Em uma época de extremo conservadorismo, uma mestiça, filha de índio com uma francesa, reinou em Brusque. Francisca dos Anjos de Lima e Silva, a Fanny, conquistou seu espaço, o respeito e a admiração dos brusquenses de uma maneira única.
Fanny largou a vida de luxo que levava ao lado do marido, Eduardo de Lima e Silva Hoerham – sobrinho neto de Duque de Caxias – no posto indígena de Ibirama para viver em Brusque.
A vida de casada já não lhe satisfazia. Fanny prezava por sua liberdade e seu direito de escolha e, assim, deixou para trás o marido e os quatro filhos para construir seu reinado no berço da fiação catarinense.
Os primeiros anos na cidade não foram fáceis. A influência do ex-marido que, inconformado com a separação, a perseguiu, fez a jovem chegar ao município sem nada. Diante da situação, Fanny abriu uma casa de prostituição no bairro Santa Terezinha, nas proximidades de onde hoje está o supermercado Archer.
“Penso que ela poderia ter desenvolvido inúmeras atividades e teria sucesso em todas. O fato de ela abrir uma casa para moças, para mim, é como uma reação ao tratamento que ela recebia do marido. Como um desafio a ele”, avalia o professor Aquiles Duarte de Souza, que mergulhou na vida de Fanny para sua dissertação do Mestrado em Educação da Universidade do Vale do Itajaí (Univali).
O ofício escolhido para sobreviver em Brusque tinha tudo para deixá-la à margem da sociedade, porém, com elegância e dignidade, Fanny soube transformar sua casa de moças em um lugar respeitado.
Souza lembra que, durante sua pesquisa, entrevistou diversas pessoas, homens e mulheres, e todos foram unânimes ao lembrar de Fanny como uma mulher respeitada na cidade.
“Era uma casa de prostituição, mas guardava certas restrições. As mulheres encontravam a Fanny na rua e falavam: ‘dona Fanny, meu marido está indo lá e está deixando faltar comida em casa’. Na próxima vez que o sujeito aparecia, ela dizia pra ele ir embora, cuidar da mulher e da família. Todas essas atitudes foram fazendo com que ela conquistasse respeito”.

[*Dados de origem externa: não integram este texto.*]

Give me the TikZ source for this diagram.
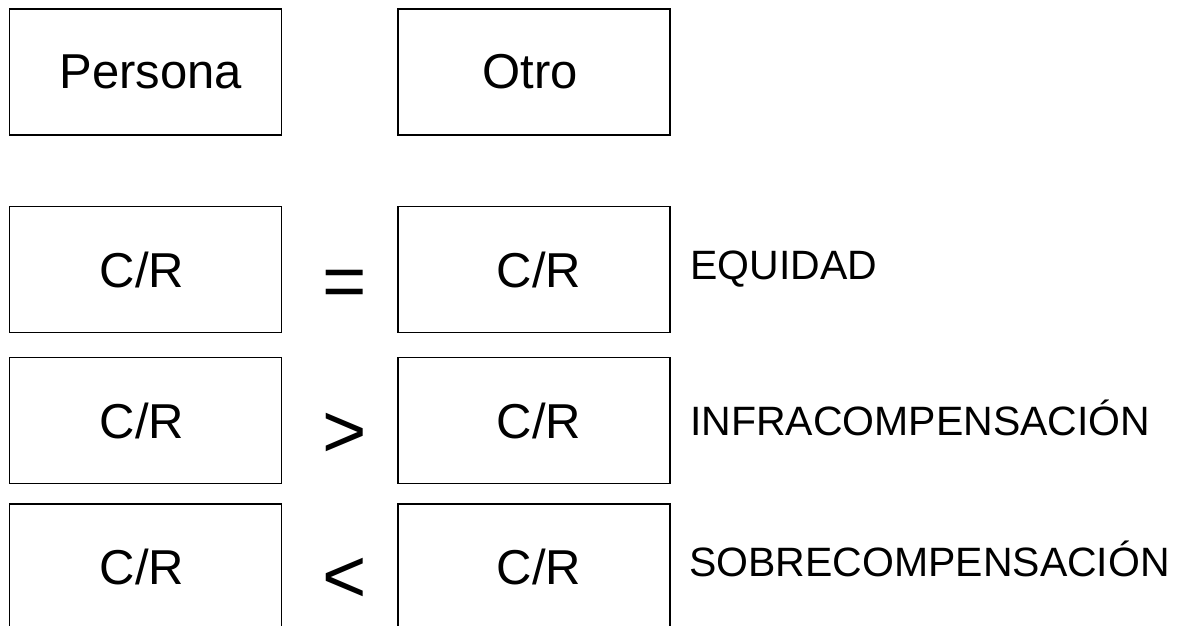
\documentclass[tikz,border=0pt]{standalone}
\usepackage{fontspec}
\setmainfont{Liberation Sans}
\begin{document}
\begin{tikzpicture}[x=1pt,y=-1pt,
  cell/.style={draw=black, line width=1.3pt, minimum width=272pt, minimum height=126pt,
    inner sep=0pt, font=\fontsize{49}{49}\selectfont},
  rel/.style={inner sep=0pt, font=\fontsize{76}{76}\selectfont},
  verdict/.style={anchor=base west, inner sep=0pt, font=\fontsize{41}{41}\selectfont}]
\useasboundingbox (0,0) rectangle (1203,626);
% column headers
\node[cell] (persona) at (145.5,72) {\kern11pt Persona};
\node[cell] (otro) at (534,72) {Otro\kern8pt};
% comparison rows
\node[cell] (p1) at (145.5,269.5) {C/R\kern7pt};
\node[cell] (o1) at (534,269.5) {\kern10pt C/R};
\node[cell] (p2) at (145.5,420.5) {C/R\kern7pt};
\node[cell] (o2) at (534,420.5) {\kern10pt C/R};
\node[cell] (p3) at (145.5,567) {C/R\kern7pt};
\node[cell] (o3) at (534,567) {\kern10pt C/R};
% relation signs
\node[rel] (eq) at (345,289) {=};
\node[rel] (gt) at (345,435) {>};
\node[rel] (lt) at (345,580) {<};
% outcome labels
\node[verdict] (l1) at (690,279) {EQUIDAD};
\node[verdict] (l2) at (690,435) {INFRACOMPENSACIÓN};
\node[verdict] (l3) at (689,576) {SOBRECOMPENSACIÓN};
\end{tikzpicture}
\end{document}
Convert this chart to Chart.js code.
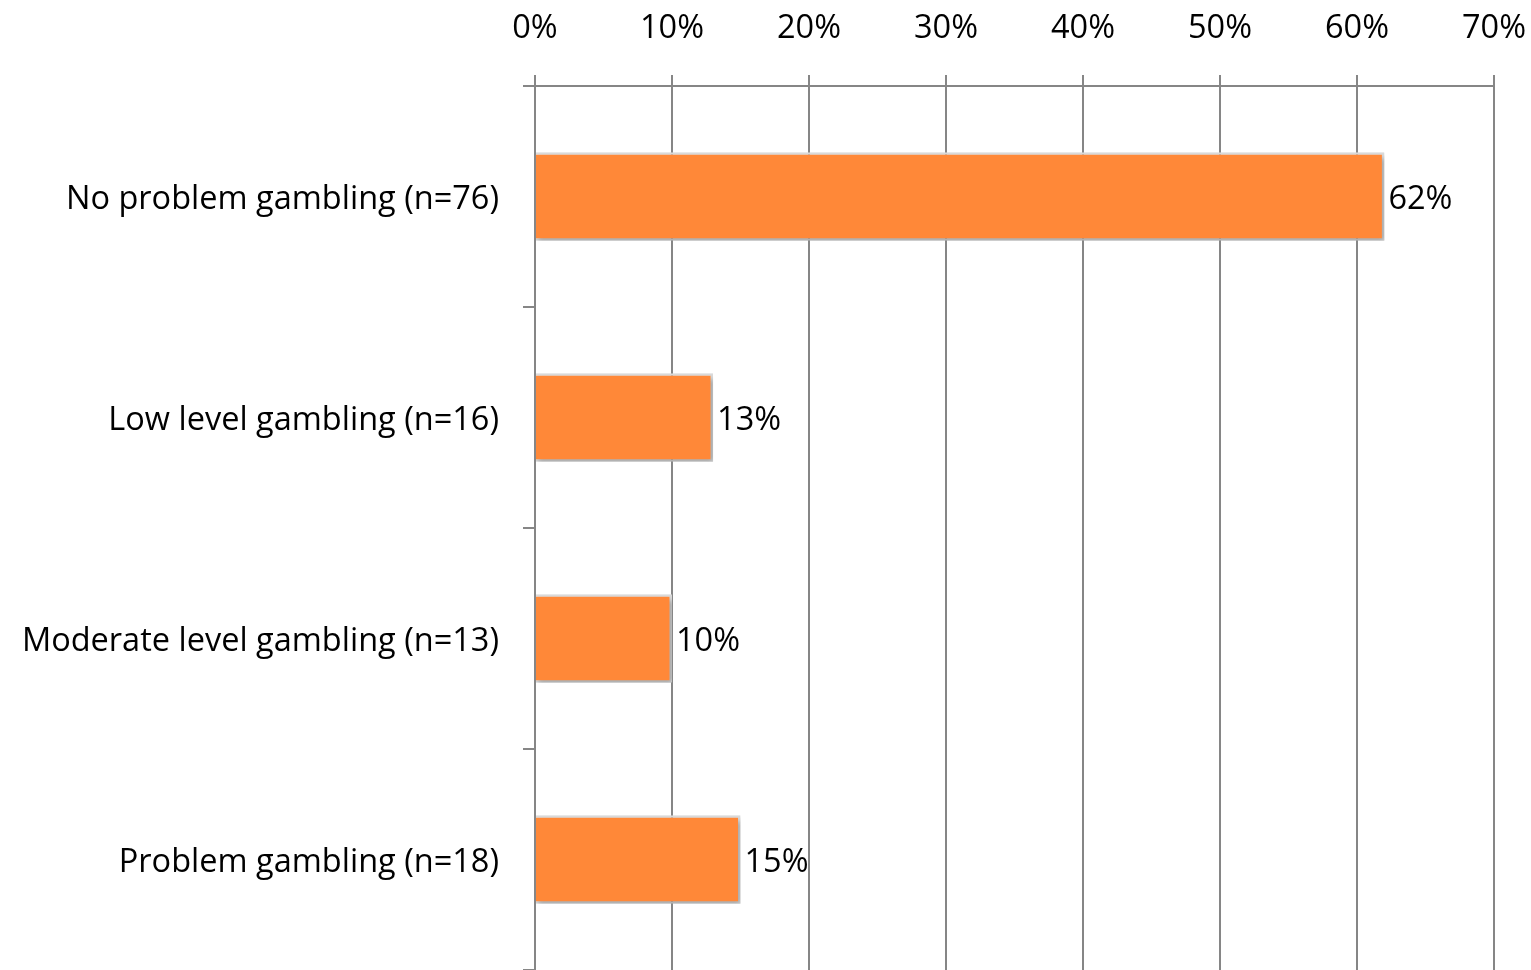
<!DOCTYPE html>
<html>
<head>
<meta charset="utf-8">
<title>Gambling severity</title>
<script src="https://cdn.jsdelivr.net/npm/chart.js@4.4.1/dist/chart.umd.min.js"></script>
<style>
  html, body { margin: 0; padding: 0; background: #ffffff; }
  #wrap { width: 1531px; height: 970px; position: relative; }
</style>
</head>
<body>
<div id="wrap"><canvas id="chart"></canvas></div>
<script>
// Share of respondents in each gambling-severity group
const categories = [
  'No problem gambling (n=76)',
  'Low level gambling (n=16)',
  'Moderate level gambling (n=13)',
  'Problem gambling (n=18)'
];
const percentages = [62, 13, 10, 15];
const tickValues = [0, 10, 20, 30, 40, 50, 60, 70];

const FONT = '"Open Sans", "Liberation Sans", sans-serif';
const FONT_SIZE = 32.5;
const GRID = '#868686';

// Soft drop shadow under the bars
const barShadow = {
  id: 'barShadow',
  beforeDatasetsDraw(chart) {
    const ctx = chart.ctx;
    ctx.save();
    ctx.shadowColor = 'rgba(0,0,0,0.28)';
    ctx.shadowBlur = 5;
    ctx.shadowOffsetX = 2;
    ctx.shadowOffsetY = 3;
  },
  afterDatasetsDraw(chart) {
    chart.ctx.restore();
  }
};

// Percentage labels at the end of each bar
const valueLabels = {
  id: 'valueLabels',
  afterDatasetsDraw(chart) {
    const ctx = chart.ctx;
    const meta = chart.getDatasetMeta(0);
    const values = chart.data.datasets[0].data;
    ctx.save();
    ctx.font = FONT_SIZE + 'px ' + FONT;
    ctx.fillStyle = '#000000';
    ctx.textAlign = 'left';
    ctx.textBaseline = 'middle';
    meta.data.forEach((bar, i) => {
      ctx.fillText(values[i] + '%', bar.x + 4, bar.y + 3);
    });
    ctx.restore();
  }
};

new Chart(document.getElementById('chart'), {
  type: 'bar',
  data: {
    labels: categories,
    datasets: [{
      data: percentages,
      backgroundColor: '#FF8838',
      borderColor: '#DADADA',
      borderWidth: 2.5,
      categoryPercentage: 0.8,
      barPercentage: 0.5
    }]
  },
  options: {
    indexAxis: 'y',
    responsive: true,
    maintainAspectRatio: false,
    animation: false,
    layout: { padding: { top: 0, right: 37, bottom: 0, left: 0 } },
    plugins: {
      legend: { display: false },
      tooltip: { enabled: false }
    },
    scales: {
      x: {
        position: 'top',
        min: 0,
        max: 70,
        afterBuildTicks(scale) {
          scale.ticks = tickValues.map(v => ({ value: v }));
        },
        afterFit(scale) {
          scale.height = 86;
          scale.paddingLeft = 0;
          scale.paddingRight = 0;
        },
        ticks: {
          callback: v => v + '%',
          color: '#000000',
          font: { family: FONT, size: FONT_SIZE },
          padding: 27,
          maxRotation: 0
        },
        grid: {
          color: GRID,
          lineWidth: 2,
          tickLength: 11,
          drawOnChartArea: true
        },
        border: { color: GRID, width: 2 }
      },
      y: {
        afterFit(scale) {
          scale.width = 535;
          scale.paddingTop = 0;
          scale.paddingBottom = 0;
        },
        ticks: {
          color: '#000000',
          font: { family: FONT, size: FONT_SIZE },
          padding: 24,
          labelOffset: 3
        },
        grid: {
          offset: true,
          drawOnChartArea: false,
          color: GRID,
          lineWidth: 2,
          tickLength: 12
        },
        border: { color: GRID, width: 2 }
      }
    }
  },
  plugins: [barShadow, valueLabels]
});
</script>
</body>
</html>
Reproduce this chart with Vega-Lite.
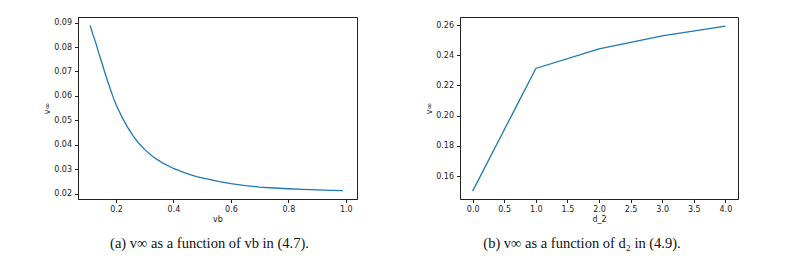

O estabelecimento de Fanny era um local onde se podia discutir política e onde oposicionistas se encontravam, mas tinham que se respeitar. A música era sempre num volume tolerável, já que ela não queria incomodar a vizinhança.
O professor relata que, nos 1960, era comum quando o filho chegava a uma determinada idade, que o pai o levasse na “Dona Fanny”. Lá, ela não ensinava apenas o aspecto sexual. Muito mais do que isso.
“Ela ensinava que um homem elegante tinha o sapato engraxado, que um homem sabia puxar uma cadeira pra uma mulher sentar. Normalmente, quando aconteciam brigas de casais na cidade, o pessoal comentava: ‘ah, o fulano nunca foi na Fanny’. Diziam isso porque os homens que iam na Fanny sabiam como tratar uma mulher”, diz.
“Ela não era uma prostituta. Era uma pessoa que tinha um viés pedagógico. Pedagogia do relacionamento valorizando a mulher”, completa.
Aos poucos, Fanny conseguiu refazer sua vida. Em seu terreno, construiu três casas: a que ela morava, a que sua filha mais velha, Dalbérgia, veio morar com a família, e a casa das suas moças, que não passavam de quatro, para evitar brigas.
Sempre muito bem vestida e dona de si, Fanny nunca foi tratada com desdém ou de forma preconceituosa. Frequentava lojas e, quase que semanalmente, acompanhada de suas moças, ia à igreja.
“Ninguém se atrevia a dizer uma palavra maldosa a ela. Ela passava com sua bicicleta, tocando a sineta para os conhecidos. No primeiro semáforo de Brusque, em frente à Loja Renaux, os guardas paravam o trânsito para ela passar”.
Fanny faleceu aos 94 anos, em julho de 1994. Até o último dia, manteve a dignidade e o respeito que conquistou logo após sua chegada em Brusque. Até hoje, é lembrada com carinho e admiração por aqueles que a conheceram.
Para o professor, Fanny representa o verdadeiro sentido do empoderamento feminino. “Vejo a Fanny como um modelo de empoderamento. Ela casou com um sujeito rico, nobre, foi mãe de quatro filhos, tinha tudo, mas, ao mesmo tempo, tinha nada. Teve a coragem de largar tudo e viver uma vida completamente diferente, mantendo sua dignidade. A Fanny não pode ser esquecida. Foi uma mulher à frente de seu tempo”.